* _Supplied material_:
— BEGIN —
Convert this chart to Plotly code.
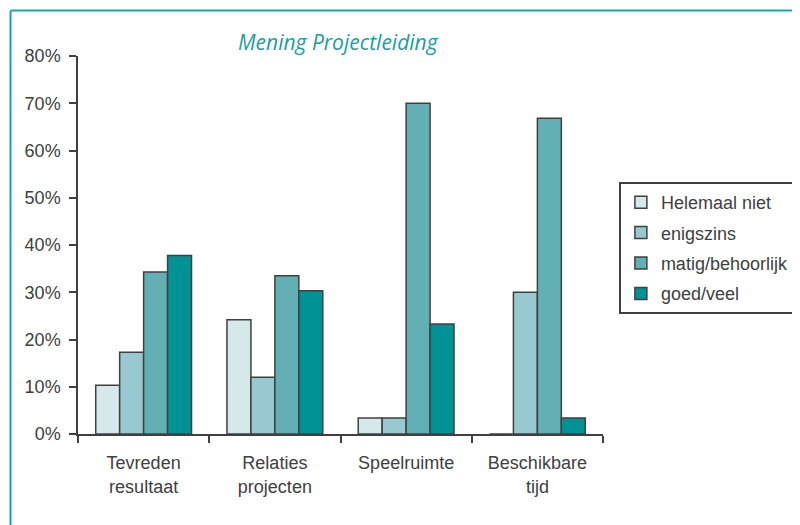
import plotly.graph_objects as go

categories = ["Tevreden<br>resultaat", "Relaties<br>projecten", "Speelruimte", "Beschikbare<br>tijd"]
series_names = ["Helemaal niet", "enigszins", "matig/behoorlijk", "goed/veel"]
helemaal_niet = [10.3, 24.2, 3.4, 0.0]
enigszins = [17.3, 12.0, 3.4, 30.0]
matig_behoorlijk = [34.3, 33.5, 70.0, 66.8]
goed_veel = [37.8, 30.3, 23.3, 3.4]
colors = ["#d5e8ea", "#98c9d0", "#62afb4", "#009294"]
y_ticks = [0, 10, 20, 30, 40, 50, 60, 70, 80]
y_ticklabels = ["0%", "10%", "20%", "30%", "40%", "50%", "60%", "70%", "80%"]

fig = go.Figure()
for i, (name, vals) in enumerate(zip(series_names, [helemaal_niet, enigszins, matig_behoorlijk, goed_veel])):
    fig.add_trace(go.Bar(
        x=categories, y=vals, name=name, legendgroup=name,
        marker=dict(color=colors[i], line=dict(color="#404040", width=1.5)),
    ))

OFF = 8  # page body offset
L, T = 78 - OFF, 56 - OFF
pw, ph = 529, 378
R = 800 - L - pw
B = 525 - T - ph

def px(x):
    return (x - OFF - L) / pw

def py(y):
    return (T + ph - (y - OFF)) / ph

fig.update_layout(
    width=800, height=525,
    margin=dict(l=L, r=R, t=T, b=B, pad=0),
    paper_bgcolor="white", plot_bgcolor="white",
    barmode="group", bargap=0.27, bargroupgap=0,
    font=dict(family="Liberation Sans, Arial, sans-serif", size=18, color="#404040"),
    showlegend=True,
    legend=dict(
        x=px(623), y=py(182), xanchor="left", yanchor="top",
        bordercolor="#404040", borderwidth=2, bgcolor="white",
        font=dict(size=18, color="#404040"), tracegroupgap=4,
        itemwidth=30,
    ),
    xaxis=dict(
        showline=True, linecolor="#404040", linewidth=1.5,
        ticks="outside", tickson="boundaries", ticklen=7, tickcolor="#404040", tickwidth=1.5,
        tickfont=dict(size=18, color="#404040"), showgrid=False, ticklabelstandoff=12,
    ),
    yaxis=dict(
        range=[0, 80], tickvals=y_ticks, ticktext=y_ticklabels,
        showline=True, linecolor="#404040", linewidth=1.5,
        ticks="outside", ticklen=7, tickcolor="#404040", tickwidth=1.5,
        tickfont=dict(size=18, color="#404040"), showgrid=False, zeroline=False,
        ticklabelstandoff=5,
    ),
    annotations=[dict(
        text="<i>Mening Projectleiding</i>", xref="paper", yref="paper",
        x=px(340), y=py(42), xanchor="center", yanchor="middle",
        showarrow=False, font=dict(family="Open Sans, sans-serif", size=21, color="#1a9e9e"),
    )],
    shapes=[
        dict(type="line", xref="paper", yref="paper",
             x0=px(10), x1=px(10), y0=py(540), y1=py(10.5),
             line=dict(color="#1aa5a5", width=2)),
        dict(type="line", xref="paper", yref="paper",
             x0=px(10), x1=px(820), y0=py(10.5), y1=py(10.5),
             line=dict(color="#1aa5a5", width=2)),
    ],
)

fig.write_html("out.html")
— END —
— BEGIN —
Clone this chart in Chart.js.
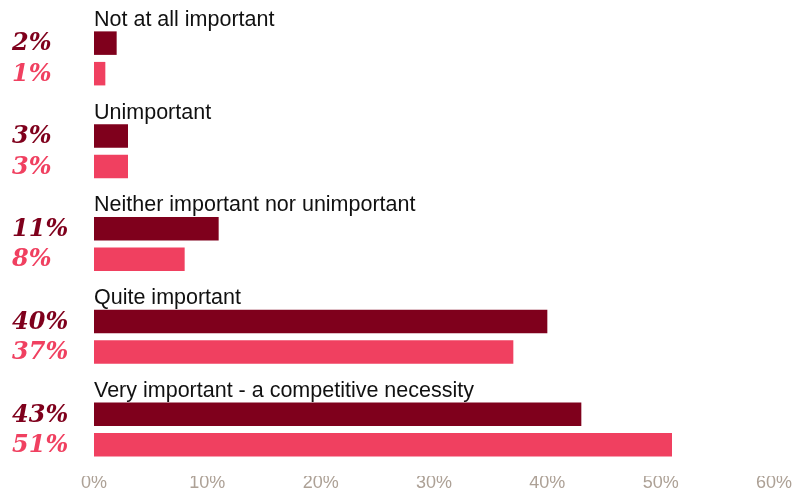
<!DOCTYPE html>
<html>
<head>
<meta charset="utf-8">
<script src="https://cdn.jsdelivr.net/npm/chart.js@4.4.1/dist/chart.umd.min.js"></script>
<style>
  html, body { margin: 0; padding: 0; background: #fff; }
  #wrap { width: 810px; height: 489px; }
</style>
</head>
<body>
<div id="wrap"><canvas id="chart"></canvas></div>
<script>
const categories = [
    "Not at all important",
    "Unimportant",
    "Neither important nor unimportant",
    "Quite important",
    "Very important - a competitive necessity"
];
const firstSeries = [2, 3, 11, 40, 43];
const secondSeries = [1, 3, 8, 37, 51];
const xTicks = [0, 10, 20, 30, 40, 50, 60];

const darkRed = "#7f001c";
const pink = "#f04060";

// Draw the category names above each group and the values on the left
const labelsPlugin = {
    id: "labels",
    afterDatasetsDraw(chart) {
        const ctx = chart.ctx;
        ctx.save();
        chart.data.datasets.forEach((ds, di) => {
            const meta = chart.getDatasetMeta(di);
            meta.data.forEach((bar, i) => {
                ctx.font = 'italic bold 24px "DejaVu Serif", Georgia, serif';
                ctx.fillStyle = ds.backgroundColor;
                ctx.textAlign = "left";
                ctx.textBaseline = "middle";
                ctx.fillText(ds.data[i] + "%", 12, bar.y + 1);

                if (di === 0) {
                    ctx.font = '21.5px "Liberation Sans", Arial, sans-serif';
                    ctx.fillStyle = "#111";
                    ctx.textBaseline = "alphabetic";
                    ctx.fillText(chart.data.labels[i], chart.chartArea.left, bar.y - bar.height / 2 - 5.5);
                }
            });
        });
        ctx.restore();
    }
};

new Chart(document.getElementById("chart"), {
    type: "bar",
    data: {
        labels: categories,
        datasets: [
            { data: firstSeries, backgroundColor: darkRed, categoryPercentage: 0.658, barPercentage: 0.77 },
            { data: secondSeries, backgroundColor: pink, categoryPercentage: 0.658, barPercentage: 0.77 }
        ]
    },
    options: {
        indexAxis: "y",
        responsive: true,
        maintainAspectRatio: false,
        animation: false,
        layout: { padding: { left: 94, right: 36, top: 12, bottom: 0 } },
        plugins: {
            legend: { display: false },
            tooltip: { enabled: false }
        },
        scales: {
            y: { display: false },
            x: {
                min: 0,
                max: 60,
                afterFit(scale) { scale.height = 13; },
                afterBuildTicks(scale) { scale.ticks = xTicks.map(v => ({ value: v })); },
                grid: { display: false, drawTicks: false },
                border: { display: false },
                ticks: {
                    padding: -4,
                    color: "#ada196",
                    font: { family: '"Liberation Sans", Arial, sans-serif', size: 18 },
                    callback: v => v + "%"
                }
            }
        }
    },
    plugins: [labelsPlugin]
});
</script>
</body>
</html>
— END —
— BEGIN —
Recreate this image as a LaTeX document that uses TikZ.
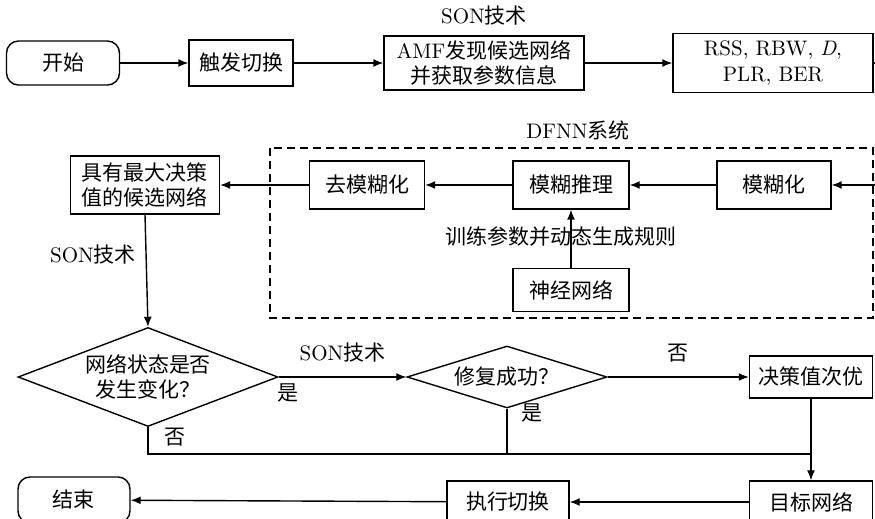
— END —
Give again the lines from "Convert this chart to Plotly code." to "return (T + ph - (y - OFF)) / ph" exactly, both of those lines included, and do not include any pictures.

Convert this chart to Plotly code.
import plotly.graph_objects as go

categories = ["Tevreden<br>resultaat", "Relaties<br>projecten", "Speelruimte", "Beschikbare<br>tijd"]
series_names = ["Helemaal niet", "enigszins", "matig/behoorlijk", "goed/veel"]
helemaal_niet = [10.3, 24.2, 3.4, 0.0]
enigszins = [17.3, 12.0, 3.4, 30.0]
matig_behoorlijk = [34.3, 33.5, 70.0, 66.8]
goed_veel = [37.8, 30.3, 23.3, 3.4]
colors = ["#d5e8ea", "#98c9d0", "#62afb4", "#009294"]
y_ticks = [0, 10, 20, 30, 40, 50, 60, 70, 80]
y_ticklabels = ["0%", "10%", "20%", "30%", "40%", "50%", "60%", "70%", "80%"]

fig = go.Figure()
for i, (name, vals) in enumerate(zip(series_names, [helemaal_niet, enigszins, matig_behoorlijk, goed_veel])):
    fig.add_trace(go.Bar(
        x=categories, y=vals, name=name, legendgroup=name,
        marker=dict(color=colors[i], line=dict(color="#404040", width=1.5)),
    ))

OFF = 8  # page body offset
L, T = 78 - OFF, 56 - OFF
pw, ph = 529, 378
R = 800 - L - pw
B = 525 - T - ph

def px(x):
    return (x - OFF - L) / pw

def py(y):
    return (T + ph - (y - OFF)) / ph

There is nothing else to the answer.